REVIEW: Saki Mafundikwa

Saki Mafundikwa at TED talks February 2013

As a part of the Penny Stamps Speaker Series, this past Thursday featured Saki Mafundikwa.  Mafundikwa, originally from Zimbabwe, came to the U.S. to study and after establishing himself as a graphic designer, he returned to his home country of Zimbabwe to create the Zimbabwe Institute of Vigital Arts (ZIVA).

The talk began as an introduction of his own personal history and proceeded to discuss his journey to becoming a graphic designer.  He used to draw while he was younger, helping his mother with embroidery designs and assisting his father with the mechanical aspects of his watch repair business.  After seeking asylum from Zimbabwe during the rough political years, he received the opportunity to study in the U.S. during the early 80s.  During his time as an undergrad he found himself creating covers for campus journals and designing texts and typography for those who request it of him.  He also talked about how this hobby was fleshed out from taking drawing classes.  From life drawing, to still life, to practicing self-portraits, Saki emphasized the impact that repeated drawing and practice of making forms was important to his growth in the graphic design world.  He was accepted into the MFA program at Yale and continued to take electives in drawing while focusing on graphic design.  During his interview for the MFA program, he was asked if he had ever investigated African alphabets.  Saki realized that no, he had not.  He had only known the Latin-alphabet of his language.  This question lead to the direction and development of his studies in graduate school.  He focused on studying different African alphabets and what the symbols represented.  Not only did this process result in a thesis, but it also lead to his desire to write a book on African alphabets later on.

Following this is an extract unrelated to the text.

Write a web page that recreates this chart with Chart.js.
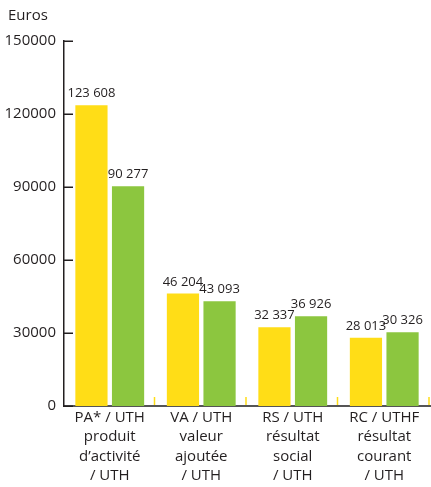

After graduating with an MFA from Yale, Saki began working as both a freelance graphic designer as well as for Random House designing book covers.  He found that he was often being called upon to design covers for books on African Americans.  While he enjoyed the work, it also made him question his relationship with his home country of Africa and what that meant to him now that he had spent so much time in America.  After taking up teaching positions at different Universities, Saki made the move to Zimbabwe to establish what he found his calling to be, creating a school of graphic design.  He wanted to bring the opportunity to people who had talent but did not have the money or other means to attend art school.  Saki has since successfully established a small school of graphic design students, with some of his alumni going on to graduate school in the United States as well, even his alma mater.  I think the most rewarding part of hearing his story was how he was bringing skills and the necessary education to his home country and how he was the cause of enabling more success stories such as his own in others.